Walk file systems and collect stats
Project description
Walk file systems and collect stats.
Summary
Statwalker is a command-line program that scan files recursively (normally called as “walk”) and collects stats, basically file names and metadata (inode information in Linux systems). It runs in parallel in a single machine, and the output is a comma-separated file (csv), one line per file. These results can be analysed using other tools (see below).
Output
The csv file will look like this:
INODE,ATIME,MTIME,UID,GID,MODE,SIZE,DISK,PATH
Colum description:
INODE: device identifier and inode (Linux)
ATIME: last access time in unix format (seconds since epoc)

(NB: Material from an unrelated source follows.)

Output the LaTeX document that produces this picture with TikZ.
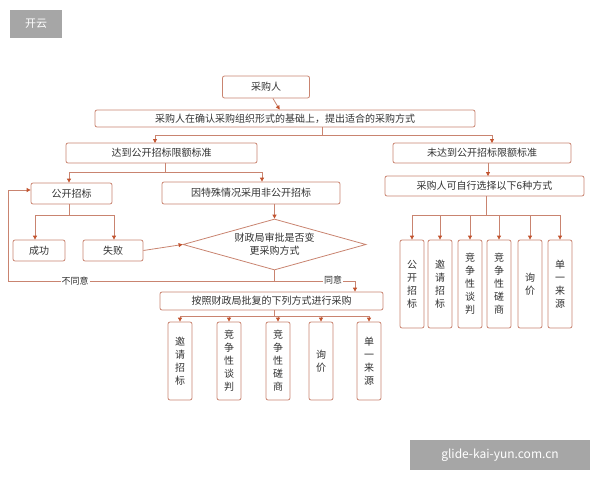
\documentclass[tikz,border=0pt]{standalone}
\usepackage{fontspec}
\setmainfont{Noto Sans CJK SC}
\usetikzlibrary{arrows.meta,shapes.geometric}
\definecolor{bd}{HTML}{C98470}
\definecolor{ar}{HTML}{C2532E}
\definecolor{tx}{HTML}{333333}
\tikzset{
 bx/.style={draw=bd,rounded corners=2pt,fill=white,text=tx,font=\fontsize{10}{12}\selectfont,inner sep=0pt,line width=0.8pt},
 vb/.style={bx,minimum width=24pt,align=center,font=\fontsize{10}{13}\selectfont},
 ln/.style={draw=bd,line width=0.8pt},
 arw/.style={ln,-{Triangle[length=4pt,width=4pt,color=ar]}},
 lab/.style={text=tx,font=\fontsize{9}{11}\selectfont,fill=white,inner sep=1pt}
}
\begin{document}
\begin{tikzpicture}[x=1pt,y=-1pt]
\useasboundingbox (0,0) rectangle (600,480);
\node[fill=black!35,text=white,minimum width=52pt,minimum height=28pt,inner sep=0pt,font=\fontsize{11}{13}\selectfont] (logo) at (36,24) {开云};
\node[fill=black!35,text=white,minimum width=180pt,minimum height=30pt,inner sep=0pt,font=\fontsize{12}{14}\selectfont] (wm) at (500,455) {glide-kai-yun.com.cn};

\node[bx,minimum width=87pt,minimum height=22pt] (r) at (266,87) {采购人};
\node[bx,minimum width=380pt,minimum height=17pt] (l) at (285,118.5) {采购人在确认采购组织形式的基础上，提出适合的采购方式};
\node[bx,minimum width=191pt,minimum height=20pt] (a) at (161.5,153) {达到公开招标限额标准};
\node[bx,minimum width=178pt,minimum height=20pt] (b) at (482,153) {未达到公开招标限额标准};
\node[bx,minimum width=199pt,minimum height=20pt] (c) at (484.5,186) {采购人可自行选择以下6种方式};
\node[bx,minimum width=81pt,minimum height=21pt] (g) at (71.5,193.5) {公开招标};
\node[bx,minimum width=178pt,minimum height=22pt] (f) at (251,193) {因特殊情况采用非公开招标};
\node[bx,minimum width=52pt,minimum height=21pt] (s) at (39,250.5) {成功};
\node[bx,minimum width=60pt,minimum height=21pt] (fa) at (113,250.5) {失败};
\node[diamond,draw=bd,line width=0.8pt,fill=white,minimum width=183pt,minimum height=51pt,inner sep=0pt,align=center,text=tx,font=\fontsize{10}{13}\selectfont,aspect=3.6] (d) at (274.5,244.5) {财政局审批是否变\\更采购方式};
\node[bx,minimum width=223pt,minimum height=18pt] (p) at (271.5,301) {按照财政局批复的下列方式进行采购};

\foreach \n/\x/\t in {r1/412/公\\开\\招\\标, r2/440/邀\\请\\招\\标, r3/470/竞\\争\\性\\谈\\判, r4/499/竞\\争\\性\\磋\\商, r5/530/询\\价, r6/560/单\\一\\来\\源}
  \node[vb,minimum height=88pt] (\n) at (\x,284) {\t};
\foreach \n/\x/\t in {q1/180/邀\\请\\招\\标, q2/229/竞\\争\\性\\谈\\判, q3/278/竞\\争\\性\\磋\\商, q4/321/询\\价, q5/369/单\\一\\来\\源}
  \node[vb,minimum height=78pt] (\n) at (\x,361) {\t};

\draw[arw] (r) -- (l);
\coordinate (j1) at (322,135);
\draw[ln] (l.south -| j1) -- (j1);
\draw[arw] (j1) -- (155,135) -- (155,143);
\draw[arw] (j1) -- (492,135) -- (492,143);
\draw[arw] (488,163) -- (488,176);
\draw[ln] (486,196) -- (486,215);
\draw[ln] (412,215) -- (560,215);
\foreach \n in {r1,r2,r3,r4,r5,r6} \draw[arw] (\n.north |- 0,215) -- (\n.north);
\draw[ln] (165,163) -- (165,172);
\draw[arw] (165,172) -- (69,172) -- (g.north -| 69,0);
\draw[arw] (165,172) -- (262,172) -- (f.north -| 262,0);
\draw[ln] (69,204) -- (69,215);
\draw[arw] (69,215) -- (35,215) -- (s.north -| 35,0);
\draw[arw] (69,215) -- (114,215) -- (fa.north -| 114,0);
\draw[arw] (f.south -| d.north) -- (d.north);
\draw[arw] (fa.east) -- (d.west);
\draw[ln] (d.south) -- (274.5,281);
\draw[arw] (274.5,281) -- (8,281) -- (8,190) -- (g.west |- 0,190);
\draw[arw] (274.5,281) -- (355,281) -- (p.north -| 355,0);
\node[lab] (ny) at (75,281) {不同意};
\node[lab] (yy) at (333,280) {同意};
\draw[ln] (274,310) -- (274,316);
\draw[ln] (180,316) -- (369,316);
\foreach \n in {q1,q2,q3,q4,q5} \draw[arw] (\n.north |- 0,316) -- (\n.north);
\end{tikzpicture}
\end{document}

MTIME: last modified time in unix fromat
UID: user ID
GID: group ID
MODE: mode, which is file type and permissions
SIZE: real size in bytes, same value reported with command du -b
DISK: disk usage, which is number of blocks times 512
PATH: full path
How it works
Collecting stats is as simple as this one-liner in bash:
$ TODO
There are many tools doing the same thing, the problem is performance. After trying some tools in a file system with many terabytes of data and millions of files, the problem became untractable. I run statwalker in a storage with 100+ millions of files, with a reading rate over NFS folders of 3000 files/second on average, and much faster if disks are local.
Installation
Use pip:
$ pip install statwalker
Usage
# run it from the command line to see available parameters:
$ statwalker -h
# run it with options
$ statwalker -o output.csv /home
Contribute
Clone the github repository:
$ git clone https://github.com/sganis/statwalker.git
TODO
Add documentation with analysis tools, resolution, agregation, benchmark with c++ and mpi versions.